Aduhai, apakah karena kau rindu
pada tetangga di kampung Dzi Salam
Air bening menetes satu-satu
Dari sudut matamu
Bercampur darah

Ataukah karena semilir angin
yang berhembus
dari Kadhimah
Dan kilatan cahaya
dalam pekat malam

Apakah kekasih mengira
Api cinta yang membara di dada
Dapat dipadamkan air mata?
Andai bukan karena cinta
Puing-puing tak mungkin basah airmata

Andai bukan karena cinta
Matamu tak mungkin jaga sepanjang malam
Membayangkan keindahan gunung gemunung
Dan semerbak pohon kesturi
Dan tinggi semampai pohon pinus

Mana mungkin kau ingkari cintamu
Padahal ada saksi menyertaimu
Ketika air matamu berderai-derai
Dan kau jatuh sakit begitu memelas
Dukamu menggoreskan
Tetes air mata dan luka
Bagai mawar kuning dan merah
Pada dua pipimu yang ranum

Ya, aku melihat kekasihku
Berjalan ketika malam muram
Hingga mataku selalu terjaga
Cinta telah mengganti riang jadi nestapa

Seluruh do’a, dzikir dan shalawat atas Nabi ditujukan kepada Allah, hanya kepada Dia, tidak kepada yang lain, termasuk tidak kepada Nabi Muhammad Saw. Karena hanya Dialah Pemilik segala, hanya Dialah Penguasa atas semesta raya dan hanya Dialah Yang mengabulkan segala permohonan hamba-hamba-Nya.

Dialah Titik Pusat dari segala.
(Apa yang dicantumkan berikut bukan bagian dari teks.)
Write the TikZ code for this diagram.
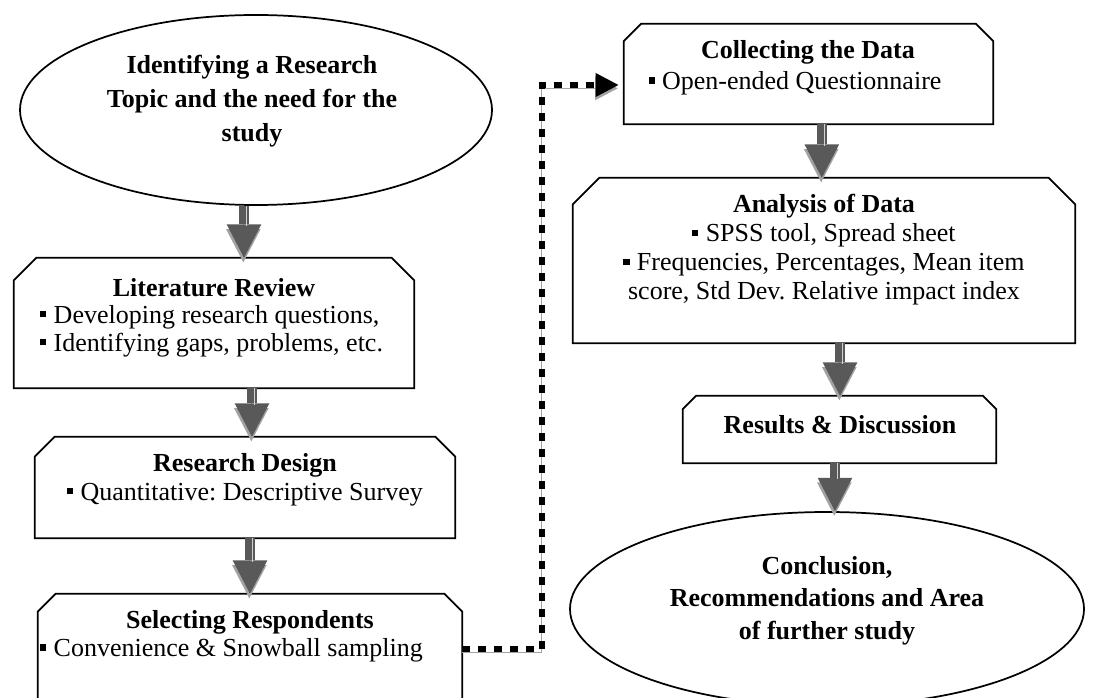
\documentclass[tikz,border=0pt]{standalone}
\usepackage{fontspec}
\setmainfont{Liberation Serif}
\usepackage{tikz}
\usetikzlibrary{shapes.geometric}
\usetikzlibrary{arrows.meta}
\usetikzlibrary{positioning}
\frenchspacing

\definecolor{arrowgray}{HTML}{595959}
\definecolor{shadegray}{HTML}{A3A3A3}

% small square bullet
\newcommand{\sqb}{\rule[0.22em]{4.6pt}{4.6pt}\hspace{5.5pt}}

% box with both top corners cut off
\newcommand{\snipbox}[2]{%
  \draw[boxline] ([yshift=-#2]#1.north west) -- ([xshift=#2]#1.north west)
    -- ([xshift=-#2]#1.north east) -- ([yshift=-#2]#1.north east)
    -- (#1.south east) -- (#1.south west) -- cycle;
}

\tikzset{
  boxline/.style={draw=black, line width=1.3pt, line join=miter},
  frame/.style={rectangle, inner sep=0pt},
  oval/.style={ellipse, draw=black, line width=1.3pt, inner sep=0pt},
  txt/.style={font=\fontsize{19.5}{#1}\selectfont, inner sep=0pt},
  btxt/.style={font=\fontsize{19.5}{#1}\selectfont\bfseries, inner sep=0pt},
  head/.style={font=\fontsize{19.5}{22}\selectfont\bfseries, inner sep=0pt},
  flow/.style={draw=arrowgray, line width=8pt,
    -{Triangle[width=26pt,length=25pt,line width=0pt]},
    preaction={draw=shadegray, -{Triangle[width=26pt,length=25pt,line width=0pt]},
      transform canvas={shift={(-0.5pt,-3.5pt)}}},
    postaction={draw=shadegray!50, line width=1pt, arrows=-, shorten >=24pt,
      transform canvas={xshift=1.8pt}}},
  dotlink/.style={draw=black, line width=5pt, dash pattern=on 5.5pt off 6.5pt,
    shorten >=4pt, -{Triangle[width=18pt,length=17pt,line width=0pt]},
    preaction={draw=shadegray, -{Triangle[width=18pt,length=17pt,line width=0pt]},
      transform canvas={shift={(-0.5pt,-2.5pt)}}}}
}

\begin{document}
\begin{tikzpicture}[x=0.75pt, y=-0.75pt]
  \clip (0,0) rectangle (1094,698);

  % Columna izquierda
  \node[oval, minimum width=354pt, minimum height=142.5pt] (topic) at (256,110) {};
  \node[frame, minimum width=300pt, minimum height=97.5pt] (lit) at (214,323) {};
  \node[frame, minimum width=315pt, minimum height=75.75pt] (design) at (245,487.5) {};
  \node[frame, minimum width=318pt, minimum height=82.5pt] (select) at (250,649) {};

  % Columna derecha
  \node[frame, minimum width=276.75pt, minimum height=75pt] (collect) at (808.5,74) {};
  \node[frame, minimum width=376.5pt, minimum height=123.75pt] (analysis) at (824,260.5) {};
  \node[frame, minimum width=234.75pt, minimum height=50.25pt] (results) at (839.5,429.5) {};
  \node[oval, minimum width=385.5pt, minimum height=145.5pt] (concl) at (827,609) {};

  \snipbox{lit}{17pt}
  \snipbox{design}{15pt}
  \snipbox{select}{13.5pt}
  \snipbox{collect}{13pt}
  \snipbox{analysis}{20pt}
  \snipbox{results}{10pt}

  % Textos
  \node[btxt=25.5pt, align=center] (topic-txt) at (252,101)
    {Identifying a Research\\Topic and the need for the\\study};
  \node[head] (lit-head) at (214,288) {Literature Review};
  \node[txt=21pt, align=left, anchor=west] (lit-body) at (40,331)
    {\sqb Developing research questions,\\\sqb Identifying gaps, problems, etc.};
  \node[txt=21.75pt, align=center] (design-txt) at (245,479.5)
    {\textbf{Research Design}\\\sqb Quantitative: Descriptive Survey};
  \node[head] (select-head) at (250,622) {Selecting Respondents};
  \node[txt=21pt, anchor=west] (select-body) at (40,650) {\sqb Convenience \& Snowball sampling};
  \node[head] (collect-head) at (808,52) {Collecting the Data};
  \node[txt=21pt] (collect-body) at (795,83) {\sqb Open-ended Questionnaire};
  \node[txt=21.75pt, align=center] (analysis-txt) at (824,249.5)
    {\textbf{Analysis of Data}\\\sqb SPSS tool, Spread sheet\\
     \sqb Frequencies, Percentages, Mean item\\score, Std Dev. Relative impact index};
  \node[head] (results-txt) at (840,425) {Results \& Discussion};
  \node[btxt=24.4pt, align=center] (concl-txt) at (827,600.5)
    {Conclusion,\\Recommendations and Area\\of further study};

  % Flechas
  \draw[flow] ([xshift=-9pt]topic.south) -- ([xshift=-9pt]topic.south |- lit.north);
  \draw[flow] ([xshift=28.5pt]lit.south) -- ([xshift=28.5pt]lit.south |- design.north);
  \draw[flow] ([xshift=3.75pt]design.south) -- ([xshift=3.75pt]design.south |- select.north);
  \draw[flow] ([xshift=10pt]collect.south) -- ([xshift=10pt]collect.south |- analysis.north);
  \draw[flow] ([xshift=12pt]analysis.south) -- ([xshift=12pt]analysis.south |- results.north);
  \draw[flow] ([xshift=-3.4pt]results.south) -- ([xshift=-3.4pt]results.south |- concl.north);

  % Enlace punteado
  \coordinate (bend) at (542,85);
  \draw[dotlink] (select.east) -| (bend) -- (bend -| collect.west);
\end{tikzpicture}
\end{document}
Pengaduan kepada manusia, siapapun dia, akan kegundahan dan curahan hati karena kemelut hidup yang acap kali datang menghempaskan jiwa dan pikiran, seringkali mengecewakan. Mereka tak mampu memberi jalan terang, dan tak bisa menjawab kebutuhan-kebutuhan yang terus dan terus mengalir bagai air yang sangat deras. Mereka acapkali juga sibuk dengan urusan dan kegalauannya sendiri-sendiri. Mereka juga membutuhkan kepentingan hidup yang juga terus mengejar mereka siang dan malam. Tetapi tidak bagi Tuhan. Dia tidak membutuhkan apa-apa dan siapa-siapa. Sebaliknya Dialah Yang selalu Memberi. Dia bahkan amat senang jika hamba-hamba-Nya meminta.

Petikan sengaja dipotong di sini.